WASHINGTON -- Congress on Wednesday set aside more than 2 million acres in nine states as protected wilderness -- from California's Sierra Nevada mountains to the Jefferson National Forest in Virginia.
The legislation is on its way to President Barack Obama for his likely signature.
The House approved the bill, 285-140, the final step in a long legislative road that began last year.
The vote came two weeks after the House rejected the bill amid a partisan dispute over gun rights. The measure was brought up again in the Senate and approved last week, setting up Wednesday's vote.
The bill -- a collection of nearly 170 separate measures -- would be one of the largest expansions of wilderness protection in a quarter-century. It would confer the government's highest level of protection on land in California, Colorado, Idaho, Michigan, New Mexico, Oregon, Utah, Virginia and West Virginia.
Supporters called the bill landmark legislation that will strengthen the national park system, restore national forests, preserve wild and scenic rivers, protect battlefields and restore balance to the management of public lands.
Opponents, mostly Republicans, called the bill a "land grab" that would block energy development on vast swaths of federal land.
"After nearly a decade during which our parks were taken for granted and our range lands were scarred by a spider-web of roads and (drilling) well pads," the lands bill "represents a new dawn for America's heritage and American values," said Rep. Nick Rahall, D-W.Va., chairman of the House Natural Resources Committee.

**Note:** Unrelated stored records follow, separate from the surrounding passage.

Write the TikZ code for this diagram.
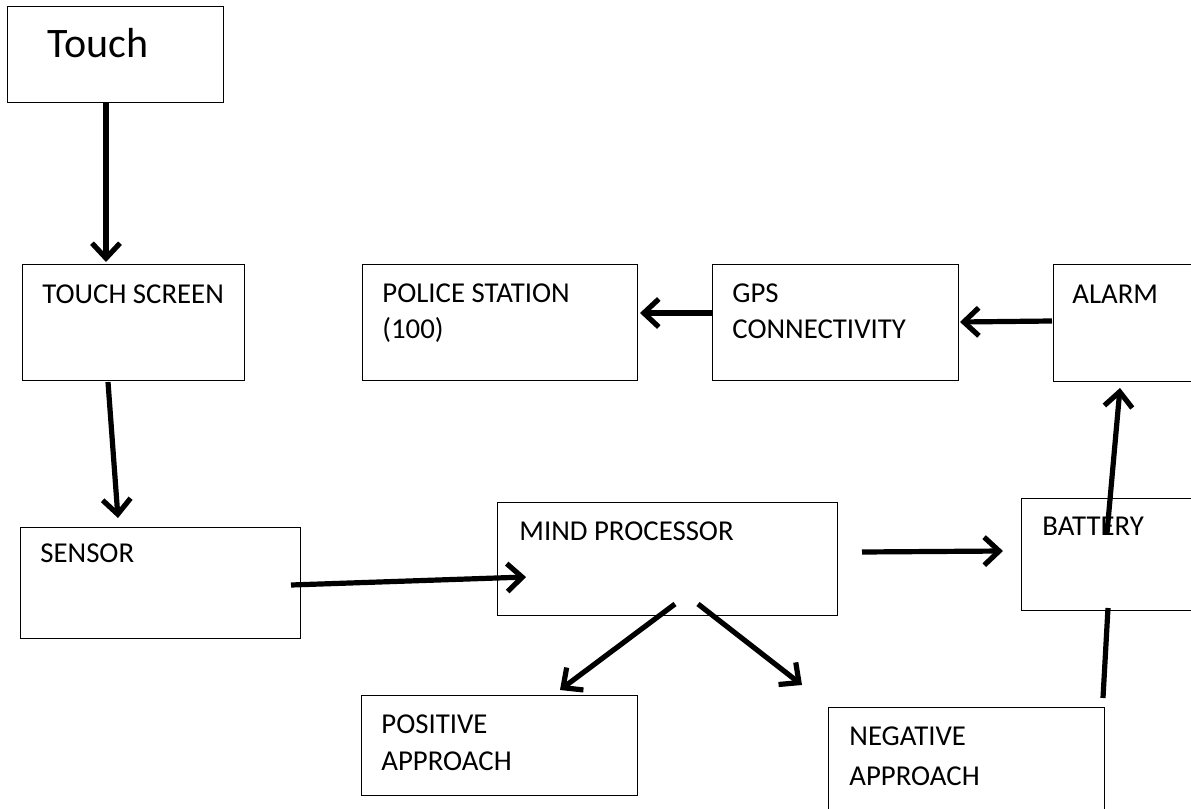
\documentclass[tikz,border=0pt]{standalone}
\usepackage{fontspec}
\setmainfont{Carlito}
\usetikzlibrary{arrows.meta}
\tikzset{
  box/.style={draw, line width=0.6pt, rectangle, anchor=north west, inner sep=0pt},
  lbl/.style={anchor=base west, inner sep=0pt, font=\fontsize{14.4}{16}\selectfont},
  conn/.style={line width=2.6pt, -{Straight Barb[length=7.5pt,width=14pt]}},
  plain/.style={line width=2.6pt}
}
\begin{document}
\begin{tikzpicture}[x=0.5pt,y=-0.5pt]
\clip (0,0) rectangle (1191,809);
\fill[white] (0,0) rectangle (1191,809);
% boxes
\node[box, minimum width=108pt, minimum height=48pt] (touch) at (7,6) {};
\node[box, minimum width=111pt, minimum height=58pt] (tscreen) at (22,264) {};
\node[box, minimum width=140pt, minimum height=55.5pt] (sensor) at (20,527) {};
\node[box, minimum width=137.5pt, minimum height=58pt] (police) at (362,264) {};
\node[box, minimum width=123pt, minimum height=58pt] (gps) at (712,264) {};
\node[box, minimum width=80pt, minimum height=58.5pt] (alarm) at (1053,264) {};
\node[box, minimum width=170pt, minimum height=56.5pt] (mind) at (497,502) {};
\node[box, minimum width=90pt, minimum height=56pt] (battery) at (1021,498) {};
\node[box, minimum width=138pt, minimum height=50pt] (positive) at (361,695) {};
\node[box, minimum width=138pt, minimum height=55pt] (negative) at (828,707) {};
% labels
\node[anchor=base west, inner sep=0pt, font=\fontsize{21}{24}\selectfont] (ttouch) at (47,57) {Touch};
\node[lbl] (ttscreen) at (42,303) {TOUCH SCREEN};
\node[lbl] (tpolice1) at (382,302) {POLICE STATION};
\node[lbl] (tpolice2) at (382,338) {(100)};
\node[lbl] (tgps1) at (732,302) {GPS};
\node[lbl] (tgps2) at (732,338) {CONNECTIVITY};
\node[lbl] (talarm) at (1072,303) {ALARM};
\node[lbl] (tsensor) at (40,562) {SENSOR};
\node[lbl] (tmind) at (519,540) {MIND PROCESSOR};
\node[lbl] (tbattery) at (1042,535) {BATTERY};
\node[lbl] (tpos1) at (381,733) {POSITIVE};
\node[lbl] (tpos2) at (381,770) {APPROACH};
\node[lbl] (tneg1) at (849,745) {NEGATIVE};
\node[lbl] (tneg2) at (849,785) {APPROACH};
% connector endpoints
\coordinate (c1s) at (106,102);  \coordinate (c1e) at (106,262);
\coordinate (c2s) at (108,382);  \coordinate (c2e) at (118,518);
\coordinate (c3s) at (291,585);  \coordinate (c3e) at (526,577);
\coordinate (c4s) at (675,604);  \coordinate (c4e) at (560,690);
\coordinate (c5s) at (698,604);  \coordinate (c5e) at (802,685);
\coordinate (c6s) at (862,552);  \coordinate (c6e) at (1003,551);
\coordinate (c7s) at (1103,698); \coordinate (c7e) at (1108,608);
\coordinate (c8s) at (1107,533); \coordinate (c8e) at (1120,388);
\coordinate (c9s) at (1052,321); \coordinate (c9e) at (960,322);
\coordinate (c10s) at (712,313); \coordinate (c10e) at (640,313);
% connectors
\draw[conn] (c1s) -- (c1e);
\draw[conn] (c2s) -- (c2e);
\draw[conn] (c3s) -- (c3e);
\draw[conn] (c4s) -- (c4e);
\draw[conn] (c5s) -- (c5e);
\draw[conn] (c6s) -- (c6e);
\draw[plain] (c7s) -- (c7e);
\draw[conn] (c8s) -- (c8e);
\draw[conn] (c9s) -- (c9e);
\draw[conn] (c10s) -- (c10e);
\end{tikzpicture}
\end{document}
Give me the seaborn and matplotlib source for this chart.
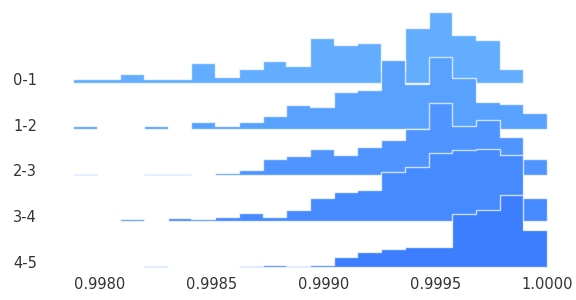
import numpy as np
import pandas as pd
import matplotlib
matplotlib.use("Agg")
import matplotlib.pyplot as plt
import seaborn as sns

# ridge rows, top to bottom
groups = ["0-1", "1-2", "2-3", "3-4", "4-5"]

# 20 equal bins between these two values
bin_lo = 0.99788
bin_hi = 1.0
n_bins = 20

# bar heights per row
h_01 = [4, 4, 9, 4, 4, 20, 6.5, 14, 22, 17, 45.6, 38, 40, 12, 55.6, 71.6, 48, 43, 14, 0]
h_12 = [3, 0, 0, 3, 0, 7.3, 3, 7.3, 13.6, 24.3, 22.6, 37, 39.3, 69.3, 45.6, 72.6, 51.3, 27, 25, 16]
h_23 = [1.4, 0, 0, 1.4, 1.4, 0, 1.7, 5.4, 15.7, 19.5, 26.3, 19.7, 28, 35, 46.3, 71.7, 49, 54.7, 38.3, 16]
h_34 = [0, 0, 2, 0, 3, 1.7, 4.4, 7.7, 4.4, 10.7, 23, 29, 30.7, 49.3, 54, 67.7, 71, 71.7, 66.3, 22.7]
h_45 = [0, 0, 0, 1.4, 0, 0, 0, 1.4, 2.3, 1.4, 1.6, 10, 15.3, 18.3, 19.6, 19.6, 53.3, 56.6, 72, 36.6]

xticks = [0.998, 0.9985, 0.999, 0.9995, 1.0]

edges = np.linspace(bin_lo, bin_hi, n_bins + 1)
centers = (edges[:-1] + edges[1:]) / 2

rows = []
for name, h in zip(groups, [h_01, h_12, h_23, h_34, h_45]):
    rows.append(pd.DataFrame({"group": name, "center": centers, "height": h}))
df = pd.concat(rows, ignore_index=True)

sns.set_theme(style="white", rc={"axes.facecolor": (0, 0, 0, 0)})
pal = sns.blend_palette(["#63adff", "#3d7eff"], len(groups))

g = sns.FacetGrid(df, row="group", hue="group", palette=pal,
                  height=0.6, aspect=9.6, sharey=True)
g.map_dataframe(sns.histplot, x="center", weights="height", bins=edges.tolist(),
                element="step", fill=True, alpha=1,
                edgecolor=(1, 1, 1, 0.7), linewidth=1.0)
g.set_titles("")
g.set(yticks=[], ylabel="", xlabel="", xticks=xticks)
g.despine(bottom=True, left=True)

fig = g.figure
fig.set_size_inches(5.76, 3.0)

# baselines in pixels from the top
base_px = [83.3, 129.3, 175, 221, 267]
for ax, name, b in zip(g.axes.flat, groups, base_px):
    ax.set_position([60 / 576, (300 - b) / 300, 500 / 576, 80 / 300])
    ax.set_ylim(0, 80)
    ax.set_xlim(0.997822, 1.000058)
    ax.set_ylabel("")
    fig.text(13 / 576, (300 - b + 3) / 300, name, ha="left", va="center",
             fontsize=10.5, color=".2")

last = g.axes.flat[-1]
last.xaxis.set_major_formatter(matplotlib.ticker.StrMethodFormatter("{x:.4f}"))
last.tick_params(axis="x", length=0, pad=7, labelsize=10.5, labelcolor=".2")

fig.savefig("out.png", dpi=100)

Rep. Doc Hastings, R-Wash., and other Republicans complained that the measure would lock up millions of acres of land that could be explored for energy and used for other development.
"Our nation can't afford to shut down the creation of jobs for jobless Americans, and we can't afford to become even more dependent on foreign sources of energy," Hastings said.
The bill "even locks up federal lands from renewable energy production, including wind and solar," he said.
Hastings and Rep. Rob Bishop, R-Utah, tried unsuccessfully to amend the bill to allow visitors to national parks to carry concealed, loaded weapons. A federal judge last week struck down a Bush administration rule allowing loaded guns in parks and wildlife refuges.
Because of a parliamentary rule adopted in the Senate, the House took up the bill under a rule that blocked amendments.
Land to be protected in the bill ranges from California's Sierra Nevada mountain range and Oregon's Mount Hood to Rocky Mountain National Park in Colorado and parts of the Jefferson National Forest in Virginia.
Land in Idaho's Owyhee canyons, Pictured Rocks National Lakeshore in Michigan and Zion National Park in Utah also would win designation as wilderness, and more than 1,000 miles of rivers in nearly a dozen states would gain protections. The proposals would expand wilderness designation -- which blocks nearly all development -- into areas that now are not protected.
The bill also would let Alaska go forward with plans to build an airport access road through the Izembek National Wildlife Refuge as part of a land swap that would transfer more than 61,000 acres to the federal government, much of it designated as wilderness.